A Major Change is Coming to the Los Angeles Arboretum 600 134 COUNTY OF LOS ANGELES

February 17, 2022

Nancy Yoshihara

A Major Change is Coming to the Los Angeles Arboretum

CEO Richard Schulhof will retire in late spring
after transforming the 

LOS ANGELES, Calif. – The Los Angeles County Arboretum and Botanic Garden announced that CEO Richard Schulhof, 65, will retire in late spring after 14 years of leading the acclaimed Southern California horticultural and historic site.    

In announcing that he would step down, Schulhof, said, “In a horticultural career that spans a half-century, my years at the Arboretum have been an absolute highlight.”    


Under Schulhof’s leadership the Arboretum has received increased community and County support making possible over $30 million in funded improvements.  Projects include the new Visitor Plaza entrance now under construction, and the coming restoration of historic Baldwin Lake.  Improvements for landmark features include restoration of the Reid-Baldwin Adobe and vital repairs to Lucky Baldwin’s Queen Anne Cottage.   

Norma Edith García-González, Director of the County of Los Angeles Department of Parks and Recreation, said, “Richard has left an incredible mark and legacy on the Arboretum and the County—transforming the garden into a spectacular magical place.”


Previously in leadership roles at Harvard University’s Arnold Arboretum and at Descanso Gardens, Schulhof joined the Arboretum in 2009. Under his leadership, the Arboretum team achieved exceptional milestones.  
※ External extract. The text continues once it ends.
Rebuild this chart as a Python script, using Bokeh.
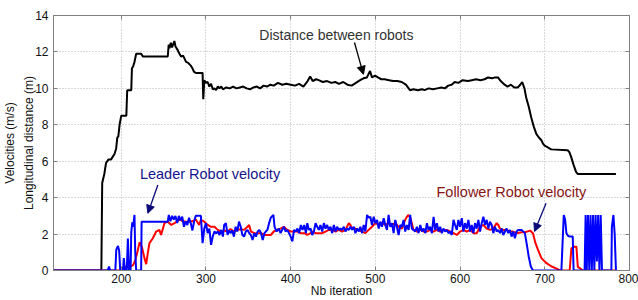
from bokeh.plotting import figure
from bokeh.models import (Range1d, LinearAxis, FixedTicker, Label, Arrow, NormalHead,
                          CustomJSTickFormatter)
from bokeh.embed import file_html
from bokeh.resources import INLINE

# ---------------- data ----------------
dist_x = [120, 176.5, 177.5, 180, 182, 185, 188, 192, 194, 195.3, 196.5, 198, 200, 206, 207, 211.8,
          212.6, 214, 215.6, 217.6, 223.5, 225.5, 254.9, 256, 257, 258.5, 260, 261.5, 262.7, 264,
          266.7, 268, 270.6, 273, 276.5, 279, 282, 284, 286, 288, 296, 296.8, 297.5, 298, 300, 302,
          304, 306, 308, 310, 312, 314, 316, 318, 320, 324, 328, 332, 336, 340, 344, 348, 352, 356,
          360, 364, 368, 372, 376, 380, 385, 390, 395, 400, 405, 410, 415, 420, 423, 426, 430, 433,
          438, 443, 448, 452.6, 457, 462, 467, 472, 477, 482, 486, 490, 493.7, 496, 499.6, 503, 507,
          511, 516, 521, 526, 531, 536, 540.8, 545, 550, 555, 558, 563, 568, 573, 578, 582, 586, 590,
          593.7, 598, 603, 609, 614, 619, 624, 629, 633, 638, 641, 644.7, 648, 652.6, 656, 660, 664,
          668, 671, 673.3, 676, 678, 681, 684, 687, 690, 693, 696, 698, 700, 704, 707.5, 727, 729,
          731, 734, 737, 739, 784]
dist_y = [0, 0, 4.8, 5.3, 5.9, 6.1, 6.1, 6.4, 6.7, 7.3, 7.35, 8.0, 8.5, 8.5, 9.9, 9.9,
          11.1, 11.2, 11.45, 11.9, 11.9, 11.75, 11.75, 12.4, 12.2, 12.5, 12.25, 12.45, 12.6, 12.3,
          12.1, 11.95, 11.75, 11.8, 11.45, 11.4, 11.25, 11.1, 10.9, 10.85, 10.85, 9.4, 10.0, 10.45, 10.3, 10.35,
          10.1, 10.25, 9.95, 10.0, 9.9, 10.1, 10.0, 10.1, 9.95, 10.05, 10.0, 10.1, 10.0, 10.05, 10.1, 10.0, 9.95, 10.05,
          10.1, 10.0, 10.15, 10.1, 10.2, 10.15, 10.3, 10.2, 10.25, 10.2, 10.15, 10.25, 10.1, 10.4, 10.65, 10.4, 10.5, 10.45,
          10.35, 10.4, 10.3, 10.35, 10.25, 10.35, 10.2, 10.15, 10.3, 10.45, 10.55, 10.6, 10.95, 10.6, 10.7, 10.6, 10.5,
          10.5, 10.45, 10.4, 10.4, 10.35, 10.2, 9.9, 9.95, 9.9, 9.95, 9.9, 10.0, 9.95, 10.0, 10.05, 10.0, 10.15, 10.2,
          10.35, 10.3, 10.45, 10.4, 10.45, 10.5, 10.45, 10.5, 10.6, 10.55, 10.6, 10.6, 10.4, 10.2, 10.1, 10.2, 10.05,
          10.05, 10.2, 10.35, 10.0, 9.5, 9.0, 8.4, 7.9, 7.5, 7.3, 7.15, 6.95, 6.85, 6.75, 6.65, 6.6, 6.5,
          6.25, 5.8, 5.4, 5.3, 5.3]

leader_x = [120, 184, 185.5, 187, 193, 194.1, 196.1, 197.5, 198.8, 202, 203, 204.5, 206.5, 207.8, 209.2,
            211, 211.8, 213, 214, 215.6, 216.5, 217.6, 223.5, 224, 254.9, 256.1, 258, 260, 262, 264,
            266, 268, 270, 272, 274, 276, 278, 280, 282, 284, 286, 288, 294, 296, 298, 300, 302, 304,
            306, 308, 310, 312, 314, 316, 318, 320, 321.5, 323.5, 325.5, 327.4, 329, 331, 333, 335,
            337, 339, 341, 343, 345, 347, 349, 351, 353, 355, 357, 359, 361, 363, 365, 367, 369,
            370.6, 372.5, 374.5, 376.5, 379.6, 381, 383.5, 386, 388, 390, 392, 394, 396, 398, 400,
            402, 404, 406, 408, 410, 412, 414, 416, 418, 419.6, 421.5, 423.5, 425.4, 427.4, 429.4,
            431.3, 433.3, 435.2, 437.2, 439.2, 441.1, 443, 445, 447, 449, 451, 453, 454.9, 456.8,
            458.8, 460.7, 462.7, 464.7, 466.6, 468.6, 470.5, 472.5, 474.5, 476.4, 478.4, 480.4, 482.3,
            484.3, 486.2, 488.2, 490.2, 492.1, 494, 496, 498, 500, 502, 503.9, 505.8, 507.8, 509.8,
            511.7, 513.7, 515.6, 517.6, 519.6, 521.5, 523.5, 525.4, 527.4, 529.4, 531.3, 533.3, 535.2,
            537.2, 539.2, 541.1, 543, 545, 547, 549, 551, 553, 555, 557, 559, 560.8, 562.8, 564.7,
            566.7, 568.7, 570.6, 572.6, 574.5, 576.5, 578.5, 580.4, 582.4, 584.3, 586.3, 588.3, 590.2,
            592.2, 594.1, 596.1, 598, 600, 602, 603.9, 605.9, 607.9, 609.8, 611.8, 613.7, 615.7, 617.7,
            619.6, 621.6, 623.6, 625.5, 627.5, 629.4, 631.4, 633.4, 635.3, 637.3, 639.2, 641.2, 643.2,
            645.1, 647.1, 649, 651, 653, 654.9, 656.9, 658.8, 660.8, 662.8, 664.7, 666.7, 668.6, 672.6,
            676.5, 678.5, 681, 683.5, 686, 719.6, 722.4, 724, 725.5, 727.5, 729.4, 733, 734, 747, 748.2,
            749.5, 751, 752.5, 754, 755.5, 757, 758.5, 760, 761.5, 763, 764.5, 766, 767.5, 778.6,
            779.2, 781, 782.5, 784]
leader_v = [0, 0, 0.22, 0, 0, 1.13, 1.35, 1.1, 0, 0, 0.68, 0, 0, 1.75, 0,
            0, 2.1, 2.65, 2.4, 3.05, 1.0, 0, 0, 2.68, 2.68, 3.05, 2.7, 3.0, 2.8, 3.0,
            2.6, 3.0, 2.75, 2.95, 2.4, 2.7, 2.5, 2.9, 2.6, 2.2, 2.7, 3.0, 3.0, 1.5, 2.3, 2.6, 2.05, 2.3,
            1.41, 1.86, 2.14, 2.05, 2.14, 1.95, 2.23, 1.86, 2.5, 2.6, 1.95, 2.2, 2.05, 2.2, 1.86, 2.4,
            2.14, 2.68, 2.4, 1.95, 1.86, 2.14, 2.23, 2.05, 1.95, 1.68, 2.05, 1.86, 2.14, 2.23, 2.05, 1.68, 2.05,
            2.14, 2.23, 2.6, 2.9, 3.05, 2.4, 2.14, 2.3, 2.05, 2.23, 2.4, 2.14, 2.23, 2.05, 1.86,
            1.6, 2.23, 2.14, 2.3, 2.05, 2.5, 2.23, 2.5, 2.05, 2.6, 2.23, 2.3, 1.95, 2.14, 2.6,
            2.4, 2.23, 2.5, 2.14, 2.6, 2.3, 2.5, 2.23, 2.4, 2.05, 2.5, 2.14, 2.4, 2.23,
            2.3, 2.23, 2.4, 2.14, 2.3, 2.23, 2.4, 2.23, 2.4, 2.05, 2.3, 2.14, 2.4,
            2.05, 2.5, 2.14, 3.05, 2.9, 2.95, 2.5, 2.95, 2.6, 2.78, 2.3, 2.68, 2.4, 2.87,
            2.5, 2.23, 3.05, 2.4, 2.6, 2.05, 2.78, 2.4, 1.95, 2.5, 2.4, 2.78, 2.14,
            2.5, 2.23, 3.05, 2.3, 2.23, 2.14, 2.4, 2.05, 2.5, 2.14, 2.3, 2.05, 2.6, 2.23, 2.4,
            2.05, 2.95, 2.23, 2.6, 2.14, 2.4, 2.05, 2.3, 2.14, 2.23, 2.05, 2.14, 1.95,
            2.78, 2.5, 2.23, 2.78, 2.4, 2.87, 2.14, 2.6, 2.3, 2.78, 2.14, 2.5, 2.05, 2.6,
            2.3, 2.78, 2.14, 2.6, 2.95, 2.5, 2.78, 2.3, 2.68, 2.5, 2.05, 2.4, 2.14,
            2.23, 2.05, 2.3, 1.95, 2.14, 2.3, 2.05, 2.23, 1.86, 2.14, 1.77, 2.14, 2.23, 2.23,
            2.05, 1.5, 0.77, 0.22, 0, 0, 3.05, 2.8, 2.05, 1.9, 1.86, 1.86, 0, 0, 3.05,
            0, 3.05, 0, 3.05, 0, 3.05, 0, 3.05, 0.5, 3.05, 0, 3.05, 0, 0,
            2.4, 3.05, 2.0, 0]

follower_x = [120, 198, 200, 205, 210, 214, 216.8, 219.6, 221.6, 224.3, 227.4, 229.4, 231.3, 233.3,
              237.3, 241.2, 245, 247, 251, 255, 259, 263, 269, 273, 277, 284, 288, 292, 294, 298,
              302, 306, 310, 314, 318, 321.5, 325.5, 329, 333, 337, 341, 345, 349, 351, 353, 357,
              361, 365, 369, 372.5, 376.5, 380, 384, 388, 392, 396, 400, 404, 408, 412, 416, 419.6,
              423.5, 425.4, 429.4, 433.3, 437.2, 441.1, 445, 449, 453, 456.8, 460.7, 464.7, 468.6,
              470.5, 472.5, 476.4, 480.4, 484.3, 488.2, 492, 496, 500, 504, 507.8, 511.7, 515.6,
              519.6, 523.5, 527.4, 531.3, 535.2, 537.2, 539.2, 541.1, 543, 545, 549, 553, 557,
              560.8, 564.7, 568.7, 572.6, 576.5, 580.4, 584.3, 588.3, 592.2, 596.1, 600, 603.9,
              607.9, 611.8, 615.7, 619.6, 623.6, 627.5, 631.4, 635.3, 639.2, 643.2, 645.1, 647.1,
              651, 654.9, 658.8, 662.8, 666.7, 672.6, 676.5, 682.7, 686, 689, 692, 696, 702, 708,
              714, 718, 729.4, 731.4, 734.5, 737.3, 739, 742, 745, 784]
follower_v = [0, 0, 0.1, 0.2, 0.2, 0.3, 0.6, 1.13, 1.55, 1.3, 0.68, 0.35, 0.95, 1.5,
              1.77, 2.14, 2.23, 1.95, 2.6, 2.68, 2.5, 2.6, 2.8, 2.7, 2.68, 2.7, 2.8, 2.5, 2.78, 2.68,
              2.5, 2.4, 2.4, 2.23, 2.14, 2.2, 2.14, 2.27, 2.14, 2.23, 2.27, 2.23, 2.4, 2.5, 2.14, 2.05,
              2.05, 2.05, 1.95, 1.95, 1.95, 2.14, 2.23, 2.3, 2.4, 2.23, 2.14, 2.14, 2.14, 2.05, 2.05, 1.95,
              2.05, 2.14, 2.05, 2.05, 2.05, 2.14, 2.23, 2.23, 2.14, 2.23, 2.14, 2.23, 2.6,
              2.5, 2.3, 2.3, 2.23, 2.14, 2.05, 2.23, 2.4, 2.6, 2.5, 2.6, 2.5, 2.6,
              2.5, 2.6, 2.4, 2.3, 2.78, 2.95, 3.05, 2.9, 2.6, 2.23, 2.14, 2.23, 2.14,
              2.14, 2.23, 2.14, 2.23, 2.14, 2.23, 2.23, 2.14, 2.05, 1.95, 2.14, 2.23,
              2.14, 2.23, 2.05, 2.05, 2.4, 2.5, 2.3, 2.23, 2.3, 2.6, 2.5, 2.3,
              2.23, 2.23, 2.14, 2.14, 2.05, 2.1, 2.1, 2.19, 2.05, 1.5, 1.13, 0.68, 0.4, 0.22,
              0.1, 0, 0, 1.22, 1.3, 1.31, 0.2, 0.1, 0, 0]

x_ticks = [200, 300, 400, 500, 600, 700, 800]
y_ticks = [0, 2, 4, 6, 8, 10, 12, 14]

FONT = "Liberation Sans"
AX_COL = "#808080"
TXT_COL = "#111111"

p = figure(width=638, height=300, output_backend="svg", toolbar_location=None,
           x_range=Range1d(120, 800), y_range=Range1d(0, 14),
           min_border_left=52, min_border_right=9, min_border_top=15, min_border_bottom=29)
p.outline_line_color = AX_COL
p.background_fill_color = "white"
p.border_fill_color = "white"

for ax in (p.xaxis[0], p.yaxis[0]):
    ax.axis_line_color = AX_COL
    ax.major_tick_line_color = AX_COL
    ax.major_tick_in = 4
    ax.major_tick_out = 0
    ax.minor_tick_line_color = None
    ax.major_label_text_font = FONT
    ax.major_label_text_font_size = "12px"
    ax.major_label_text_color = TXT_COL
    ax.axis_label_text_font = FONT
    ax.axis_label_text_font_size = "12px"
    ax.axis_label_text_font_style = "normal"
    ax.axis_label_text_color = TXT_COL
p.xaxis[0].ticker = FixedTicker(ticks=x_ticks)
p.yaxis[0].ticker = FixedTicker(ticks=y_ticks)
p.xaxis[0].major_label_standoff = 3
p.xaxis[0].axis_label = "Nb iteration"
p.xaxis[0].axis_label_standoff = -2
p.yaxis[0].major_label_standoff = 5
p.yaxis[0].axis_label = "Velocities (m/s)\nLongitudinal distance (m)"
p.yaxis[0].axis_label_standoff = -4
p.yaxis[0].axis_label_text_line_height = 1.35

# mirrored inward ticks on top and right (no labels)
for loc, tk in (("above", x_ticks), ("right", y_ticks)):
    ax = LinearAxis(ticker=FixedTicker(ticks=tk),
                    formatter=CustomJSTickFormatter(code="return ''"))
    ax.axis_line_color = AX_COL
    ax.major_tick_line_color = AX_COL
    ax.major_tick_in = 4
    ax.major_tick_out = 0
    ax.minor_tick_line_color = None
    ax.major_label_text_font_size = "0px"
    ax.major_label_standoff = 0
    p.add_layout(ax, loc)

p.grid.grid_line_color = "#b4b4b4"
p.grid.grid_line_dash = "1 2"
p.xgrid.ticker = FixedTicker(ticks=x_ticks)
p.ygrid.ticker = FixedTicker(ticks=y_ticks)

p.line(dist_x, dist_y, line_color="black", line_width=2)
p.line(follower_x, follower_v, line_color="#ff0000", line_width=2)
p.line(leader_x, leader_v, line_color="#0000ff", line_width=2)

# annotations
p.add_layout(Label(x=454, y=12.95, text="Distance between robots", text_font=FONT,
                   text_font_size="14px", text_align="center", text_baseline="middle",
                   text_color="#333333"))
p.add_layout(Arrow(x_start=475.3, y_start=12.52, x_end=485.9, y_end=10.77, line_color="black",
                   line_width=1.3, end=NormalHead(size=8, fill_color="black", line_color="black")))

p.add_layout(Label(x=222, y=5.3, text="Leader Robot velocity", text_font=FONT,
                   text_font_size="14.5px", text_align="left", text_baseline="middle",
                   text_color="#14148c"))
p.add_layout(Arrow(x_start=243.2, y_start=4.69, x_end=231.4, y_end=3.14, line_color="#0a0a78",
                   line_width=1.3, end=NormalHead(size=8, fill_color="#0a0a78", line_color="#0a0a78")))

p.add_layout(Label(x=572.1, y=4.29, text="Follower Robot velocity", text_font=FONT,
                   text_font_size="14.5px", text_align="left", text_baseline="middle",
                   text_color="#861414"))
p.add_layout(Arrow(x_start=701.5, y_start=3.69, x_end=687.9, y_end=2.14, line_color="#0a0a78",
                   line_width=1.3, end=NormalHead(size=8, fill_color="#0a0a78", line_color="#0a0a78")))

open("out.html", "w").write(file_html(p, INLINE))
Crescent Farm, a demonstration water conservation and sustainability landscape established in 2015, is helping the region adapt to the challenges of a new climate.  For over a decade, growing numbers of Engelmann oak seedlings on Tallac Knoll, nurtured by staff and volunteers, have brightened the future of this endangered species. Yet most telling are the words of the garden’s regular visitors, “The Arboretum has never looked better.”  Education has also thrived with a new collaboration with teachers to create garden investigations that introduce elementary school students to the joys of outdoor discovery and learning.   

“His unwavering vision for these gardens leaves a lasting legacy for us all,” said Annette Castro Ramirez, president of the Arboretum Foundation.  

Following a national search, a new CEO will be selected and is expected to begin work this summer. Schulhof leaves an enduring legacy in the growing and resilient garden he leaves for generations to enjoy.